WHAT TO WORK ON: Repeat exactly, and only, the lines below starting at the line that contains "Convert this chart to Chart.js code." and ending at the line that contains "const lay = labelLayout[i];", inclusive of both.

SUPPLIED ENTRIES:
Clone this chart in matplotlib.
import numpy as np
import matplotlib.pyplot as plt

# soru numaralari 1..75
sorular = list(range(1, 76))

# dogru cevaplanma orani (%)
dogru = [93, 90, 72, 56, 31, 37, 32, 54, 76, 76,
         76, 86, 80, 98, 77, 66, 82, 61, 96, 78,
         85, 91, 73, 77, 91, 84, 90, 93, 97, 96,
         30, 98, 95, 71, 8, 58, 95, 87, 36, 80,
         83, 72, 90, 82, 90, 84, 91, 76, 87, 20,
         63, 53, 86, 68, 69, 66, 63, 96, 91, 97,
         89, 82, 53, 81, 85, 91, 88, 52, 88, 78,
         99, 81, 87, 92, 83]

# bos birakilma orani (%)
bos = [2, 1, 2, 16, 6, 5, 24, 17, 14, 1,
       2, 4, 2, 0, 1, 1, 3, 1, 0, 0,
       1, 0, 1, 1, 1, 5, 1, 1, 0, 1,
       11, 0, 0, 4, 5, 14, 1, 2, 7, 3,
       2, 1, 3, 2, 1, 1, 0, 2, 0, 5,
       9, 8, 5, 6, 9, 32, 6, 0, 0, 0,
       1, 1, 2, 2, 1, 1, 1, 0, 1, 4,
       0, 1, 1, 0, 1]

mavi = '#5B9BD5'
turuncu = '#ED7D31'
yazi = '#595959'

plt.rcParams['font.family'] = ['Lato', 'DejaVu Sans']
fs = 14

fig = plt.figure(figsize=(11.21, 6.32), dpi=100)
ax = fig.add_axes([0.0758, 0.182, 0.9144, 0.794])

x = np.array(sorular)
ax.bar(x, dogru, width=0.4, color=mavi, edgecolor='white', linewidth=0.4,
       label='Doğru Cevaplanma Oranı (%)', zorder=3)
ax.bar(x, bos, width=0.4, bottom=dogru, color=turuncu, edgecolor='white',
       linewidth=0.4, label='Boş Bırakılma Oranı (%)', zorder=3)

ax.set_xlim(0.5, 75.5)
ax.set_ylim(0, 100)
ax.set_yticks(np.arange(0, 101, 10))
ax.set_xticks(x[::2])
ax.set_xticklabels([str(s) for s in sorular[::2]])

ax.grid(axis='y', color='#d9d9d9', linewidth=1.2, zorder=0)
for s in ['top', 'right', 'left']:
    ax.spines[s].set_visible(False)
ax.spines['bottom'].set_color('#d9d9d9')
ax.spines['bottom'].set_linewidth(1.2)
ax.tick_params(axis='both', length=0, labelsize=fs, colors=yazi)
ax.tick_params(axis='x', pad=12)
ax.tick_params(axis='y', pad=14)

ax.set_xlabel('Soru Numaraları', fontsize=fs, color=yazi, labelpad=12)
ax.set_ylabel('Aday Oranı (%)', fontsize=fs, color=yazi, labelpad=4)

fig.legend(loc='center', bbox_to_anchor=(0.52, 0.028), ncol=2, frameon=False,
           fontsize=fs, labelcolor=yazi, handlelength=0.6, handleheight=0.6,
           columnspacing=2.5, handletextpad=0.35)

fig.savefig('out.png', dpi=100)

* * *

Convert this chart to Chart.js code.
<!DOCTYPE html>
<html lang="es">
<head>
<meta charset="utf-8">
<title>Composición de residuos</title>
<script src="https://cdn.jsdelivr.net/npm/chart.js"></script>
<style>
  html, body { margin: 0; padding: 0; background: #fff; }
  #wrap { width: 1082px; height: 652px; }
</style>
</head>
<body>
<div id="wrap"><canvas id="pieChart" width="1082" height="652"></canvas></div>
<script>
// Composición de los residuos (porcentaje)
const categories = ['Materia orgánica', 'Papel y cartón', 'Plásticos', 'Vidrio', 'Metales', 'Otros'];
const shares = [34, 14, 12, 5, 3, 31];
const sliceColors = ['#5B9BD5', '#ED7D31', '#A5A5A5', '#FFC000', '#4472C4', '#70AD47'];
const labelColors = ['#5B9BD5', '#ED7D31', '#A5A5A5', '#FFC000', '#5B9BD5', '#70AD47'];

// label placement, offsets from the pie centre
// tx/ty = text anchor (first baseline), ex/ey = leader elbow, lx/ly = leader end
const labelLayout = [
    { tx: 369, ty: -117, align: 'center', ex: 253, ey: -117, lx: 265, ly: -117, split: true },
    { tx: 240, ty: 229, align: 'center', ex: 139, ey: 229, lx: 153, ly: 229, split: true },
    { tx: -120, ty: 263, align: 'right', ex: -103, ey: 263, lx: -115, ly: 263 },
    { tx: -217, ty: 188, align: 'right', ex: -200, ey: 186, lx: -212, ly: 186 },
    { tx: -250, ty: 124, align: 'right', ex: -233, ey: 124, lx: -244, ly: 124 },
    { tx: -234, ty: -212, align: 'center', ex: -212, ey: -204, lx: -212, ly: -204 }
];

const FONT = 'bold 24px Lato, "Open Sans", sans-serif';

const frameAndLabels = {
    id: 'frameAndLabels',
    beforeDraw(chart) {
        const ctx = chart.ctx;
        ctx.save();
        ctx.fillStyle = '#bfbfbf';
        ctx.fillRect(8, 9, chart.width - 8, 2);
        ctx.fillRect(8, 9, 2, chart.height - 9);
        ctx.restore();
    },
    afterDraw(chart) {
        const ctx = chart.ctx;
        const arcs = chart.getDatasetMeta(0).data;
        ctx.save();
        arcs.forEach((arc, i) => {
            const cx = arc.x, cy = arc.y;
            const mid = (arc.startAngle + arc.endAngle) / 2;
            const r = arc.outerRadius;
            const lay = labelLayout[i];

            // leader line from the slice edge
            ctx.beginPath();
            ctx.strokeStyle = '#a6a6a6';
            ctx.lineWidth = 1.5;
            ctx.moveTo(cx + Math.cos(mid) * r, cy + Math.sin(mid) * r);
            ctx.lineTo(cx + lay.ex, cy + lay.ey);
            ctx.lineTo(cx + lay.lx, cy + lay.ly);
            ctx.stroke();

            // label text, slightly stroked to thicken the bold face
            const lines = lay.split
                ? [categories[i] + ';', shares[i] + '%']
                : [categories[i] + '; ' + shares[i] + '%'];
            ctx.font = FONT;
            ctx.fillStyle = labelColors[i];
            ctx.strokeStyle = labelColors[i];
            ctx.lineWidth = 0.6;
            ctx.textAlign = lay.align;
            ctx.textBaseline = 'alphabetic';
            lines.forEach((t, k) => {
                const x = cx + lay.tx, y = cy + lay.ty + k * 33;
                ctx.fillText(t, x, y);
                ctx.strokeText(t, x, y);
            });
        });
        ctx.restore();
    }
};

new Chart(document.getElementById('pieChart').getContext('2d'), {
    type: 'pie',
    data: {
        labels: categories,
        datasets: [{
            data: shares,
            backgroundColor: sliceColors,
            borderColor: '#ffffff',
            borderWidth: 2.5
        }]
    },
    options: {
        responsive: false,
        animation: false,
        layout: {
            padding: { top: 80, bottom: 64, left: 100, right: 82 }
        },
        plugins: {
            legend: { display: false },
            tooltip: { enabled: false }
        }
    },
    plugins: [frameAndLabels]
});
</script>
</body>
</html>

SOLUTION TO THIS PROBLEM:
Convert this chart to Chart.js code.
<!DOCTYPE html>
<html lang="es">
<head>
<meta charset="utf-8">
<title>Composición de residuos</title>
<script src="https://cdn.jsdelivr.net/npm/chart.js"></script>
<style>
  html, body { margin: 0; padding: 0; background: #fff; }
  #wrap { width: 1082px; height: 652px; }
</style>
</head>
<body>
<div id="wrap"><canvas id="pieChart" width="1082" height="652"></canvas></div>
<script>
// Composición de los residuos (porcentaje)
const categories = ['Materia orgánica', 'Papel y cartón', 'Plásticos', 'Vidrio', 'Metales', 'Otros'];
const shares = [34, 14, 12, 5, 3, 31];
const sliceColors = ['#5B9BD5', '#ED7D31', '#A5A5A5', '#FFC000', '#4472C4', '#70AD47'];
const labelColors = ['#5B9BD5', '#ED7D31', '#A5A5A5', '#FFC000', '#5B9BD5', '#70AD47'];

// label placement, offsets from the pie centre
// tx/ty = text anchor (first baseline), ex/ey = leader elbow, lx/ly = leader end
const labelLayout = [
    { tx: 369, ty: -117, align: 'center', ex: 253, ey: -117, lx: 265, ly: -117, split: true },
    { tx: 240, ty: 229, align: 'center', ex: 139, ey: 229, lx: 153, ly: 229, split: true },
    { tx: -120, ty: 263, align: 'right', ex: -103, ey: 263, lx: -115, ly: 263 },
    { tx: -217, ty: 188, align: 'right', ex: -200, ey: 186, lx: -212, ly: 186 },
    { tx: -250, ty: 124, align: 'right', ex: -233, ey: 124, lx: -244, ly: 124 },
    { tx: -234, ty: -212, align: 'center', ex: -212, ey: -204, lx: -212, ly: -204 }
];

const FONT = 'bold 24px Lato, "Open Sans", sans-serif';

const frameAndLabels = {
    id: 'frameAndLabels',
    beforeDraw(chart) {
        const ctx = chart.ctx;
        ctx.save();
        ctx.fillStyle = '#bfbfbf';
        ctx.fillRect(8, 9, chart.width - 8, 2);
        ctx.fillRect(8, 9, 2, chart.height - 9);
        ctx.restore();
    },
    afterDraw(chart) {
        const ctx = chart.ctx;
        const arcs = chart.getDatasetMeta(0).data;
        ctx.save();
        arcs.forEach((arc, i) => {
            const cx = arc.x, cy = arc.y;
            const mid = (arc.startAngle + arc.endAngle) / 2;
            const r = arc.outerRadius;
            const lay = labelLayout[i];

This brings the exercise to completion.